A baseball trading card is a wonderful, tangible reminder of an era before the internet, ESPN updates, and instant access to information. The baseball card is/was a small cardboard cutout of knowledge filled with player statistics and photos, sometimes cartoon photos. Before cable TV, before Google, before smart phones, the baseball fan read the newspaper for out of town scores, went to games in their local towns/cities/neighborhoods, and ran to their local convenience store with a buck to buy baseball cards. In the spirit of those who still love baseball cards and what they represent, here are some historical baseball figures and their stories told through baseball cards.
October 2, 1978 – Boston’s Mike Torrez threw it, New York’s Bucky Dent hit it. Red Sox fans gasped/Yankees fans exalted as the most unlikely of hitters, Dent, deposited a game changing home run into the netting over the Green Monster, Fenway Park, Boston. The runs score would prove to be the game winners as the New York Yankees would defeat the Boston Red Sox 3-2 and advance in the playoffs, eventually winning the 1978 World Series.
October 15, 1988 – Unhittable Oakland A’s reliever Dennis Eckersley serves up a home run to injured Los Angles Dodgers reserve Kirk Gibson. Gibson, hobbling and fist pumping circles the bases after pulling an Eckersley slider over the right field fence at Chavez Ravine/Dodgers Stadium. The 9th inning, 2 outs, walk off home run by Kirk Gibson was instrumental in the Dodgers run to the 1988 World Series title.
All Star Game, 1970. Cincinnati Reds All Star Pete Rose rounds third base with a head of steam heading for home plate. Cleveland Indians All Star Ray Fosse is the catcher at home plate awaiting a throw from the relay man. Rose, in a controversial play that still resonates with some, bowls over Fosse and scores the winning run in the bottom of the 12th inning. It was a hustle play and, at that point in baseball, a legal play.
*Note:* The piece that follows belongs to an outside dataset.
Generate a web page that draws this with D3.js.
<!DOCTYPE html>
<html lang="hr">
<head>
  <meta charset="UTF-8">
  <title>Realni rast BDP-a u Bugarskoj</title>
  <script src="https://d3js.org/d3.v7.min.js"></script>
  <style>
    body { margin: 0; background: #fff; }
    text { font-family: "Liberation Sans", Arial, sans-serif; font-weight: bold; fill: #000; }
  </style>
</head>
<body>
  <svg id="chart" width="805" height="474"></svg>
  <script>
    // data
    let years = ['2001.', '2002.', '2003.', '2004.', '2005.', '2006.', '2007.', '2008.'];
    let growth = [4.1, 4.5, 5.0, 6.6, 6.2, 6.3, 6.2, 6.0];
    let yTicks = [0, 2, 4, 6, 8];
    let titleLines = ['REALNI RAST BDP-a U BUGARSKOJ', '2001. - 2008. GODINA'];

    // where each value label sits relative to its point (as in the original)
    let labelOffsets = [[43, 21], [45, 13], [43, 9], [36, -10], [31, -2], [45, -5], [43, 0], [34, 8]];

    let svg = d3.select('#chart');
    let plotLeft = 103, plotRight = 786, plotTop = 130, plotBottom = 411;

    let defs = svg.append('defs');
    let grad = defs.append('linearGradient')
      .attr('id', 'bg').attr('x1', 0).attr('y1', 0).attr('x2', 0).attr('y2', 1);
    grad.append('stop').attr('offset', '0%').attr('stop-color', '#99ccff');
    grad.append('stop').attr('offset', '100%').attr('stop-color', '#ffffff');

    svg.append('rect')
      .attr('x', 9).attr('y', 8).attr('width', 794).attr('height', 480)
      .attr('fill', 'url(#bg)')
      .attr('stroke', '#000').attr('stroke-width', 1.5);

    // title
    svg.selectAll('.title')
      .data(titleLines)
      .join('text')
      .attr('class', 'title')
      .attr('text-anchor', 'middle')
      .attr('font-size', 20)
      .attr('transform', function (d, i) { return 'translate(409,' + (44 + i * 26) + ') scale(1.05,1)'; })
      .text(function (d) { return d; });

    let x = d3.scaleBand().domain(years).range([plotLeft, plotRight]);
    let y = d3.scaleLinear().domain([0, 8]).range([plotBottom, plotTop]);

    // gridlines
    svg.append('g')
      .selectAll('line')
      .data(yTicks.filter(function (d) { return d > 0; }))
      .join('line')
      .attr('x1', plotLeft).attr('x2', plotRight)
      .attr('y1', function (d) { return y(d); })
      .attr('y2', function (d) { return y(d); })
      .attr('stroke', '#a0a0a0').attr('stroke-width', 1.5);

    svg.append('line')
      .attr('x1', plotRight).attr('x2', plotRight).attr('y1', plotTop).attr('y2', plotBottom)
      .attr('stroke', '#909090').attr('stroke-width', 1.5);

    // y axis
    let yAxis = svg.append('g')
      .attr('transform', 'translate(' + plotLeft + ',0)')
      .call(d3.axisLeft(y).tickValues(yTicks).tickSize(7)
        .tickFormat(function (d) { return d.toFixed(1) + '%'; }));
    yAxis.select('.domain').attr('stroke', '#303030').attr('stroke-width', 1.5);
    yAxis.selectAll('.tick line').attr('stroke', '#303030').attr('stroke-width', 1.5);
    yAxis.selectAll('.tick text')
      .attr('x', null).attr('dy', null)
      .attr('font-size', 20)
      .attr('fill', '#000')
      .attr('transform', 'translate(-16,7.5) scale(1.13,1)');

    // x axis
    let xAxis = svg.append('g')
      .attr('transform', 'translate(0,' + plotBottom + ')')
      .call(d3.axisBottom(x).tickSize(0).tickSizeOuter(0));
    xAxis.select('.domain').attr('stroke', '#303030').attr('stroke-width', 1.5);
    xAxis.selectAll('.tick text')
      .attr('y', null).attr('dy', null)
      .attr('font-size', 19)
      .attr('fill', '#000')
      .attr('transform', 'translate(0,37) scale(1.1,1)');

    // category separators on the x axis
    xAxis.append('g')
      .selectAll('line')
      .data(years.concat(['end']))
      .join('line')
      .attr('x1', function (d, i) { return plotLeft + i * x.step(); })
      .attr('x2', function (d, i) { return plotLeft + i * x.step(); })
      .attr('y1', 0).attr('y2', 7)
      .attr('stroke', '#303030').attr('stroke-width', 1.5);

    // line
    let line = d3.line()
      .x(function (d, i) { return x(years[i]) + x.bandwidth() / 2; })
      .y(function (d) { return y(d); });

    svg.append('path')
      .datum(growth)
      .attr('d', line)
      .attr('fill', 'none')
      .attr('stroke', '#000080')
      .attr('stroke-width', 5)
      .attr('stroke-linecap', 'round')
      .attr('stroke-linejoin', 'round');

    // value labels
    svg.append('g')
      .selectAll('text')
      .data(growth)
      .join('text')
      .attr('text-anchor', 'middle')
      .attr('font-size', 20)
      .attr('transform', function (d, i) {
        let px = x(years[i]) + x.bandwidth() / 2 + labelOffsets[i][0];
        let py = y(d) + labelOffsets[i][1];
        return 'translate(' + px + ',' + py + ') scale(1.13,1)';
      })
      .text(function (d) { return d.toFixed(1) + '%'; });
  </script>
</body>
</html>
Game 6, 1986 World Series. Oh boy, this is a tough one to write about. Boston Red Sox were 1 out away from their first World Series title since 1918. The Mets were a resilient bunch and refused to just hand the Sox a trophy. Down in counts, down in the game, the Mets continued to hit singles and walk and drive in runs. Bob Stanley came in close out the game for the Sox, who upon his entry had a 5-4 lead. Mookie Wilson, a speedy Mets left handed hitter, came to the plate. After a passed ball brought in Kevin Mitchell to tie the game at 5-5, one base runner remained – Ray Knight at 2nd base. Wilson hit a routine ground ball just to the right of the first base bag and it trickled helplessly through the legs of former All Star Bill Buckner. Knight scored, the Mets won Game 6, then went on to win Game 7 and the 1986 World Series. (Give me a moment to wipe the tears off the keyboard.)
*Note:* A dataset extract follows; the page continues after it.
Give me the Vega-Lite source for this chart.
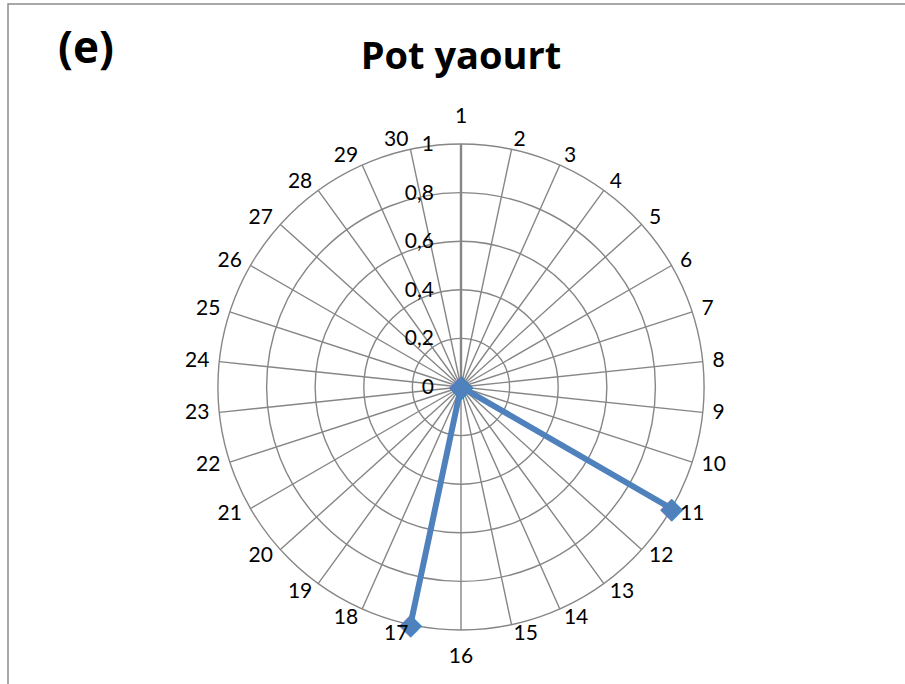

Game 3, 2003 ALCS, Boston. In an ugly chapter of Boston Red Sox and New York Yankee history, the benches cleared and a massive brawl ensued after each team threw purposely at batters. Pedro Martinez and Roger Clemens, two of the great pitchers in baseball history, threw high and tight and apparently too close for comfort. Benches of players and coaches from the Sox and Yankees flooded onto the playing field to yell and jaw at each other. In a singular moment, Don Zimmer (72 years old at the time) came across the home plate area to face Pedro Martinez and confront him physically. Pedro grabbed Zimmer and threw him to the ground. It was shocking and uncomfortable to watch. Moments later, the fight stopped. In the end, the Yankees defeated the Red Sox to advance to the 2003 World Series, which they would lose to the Florida Marlins.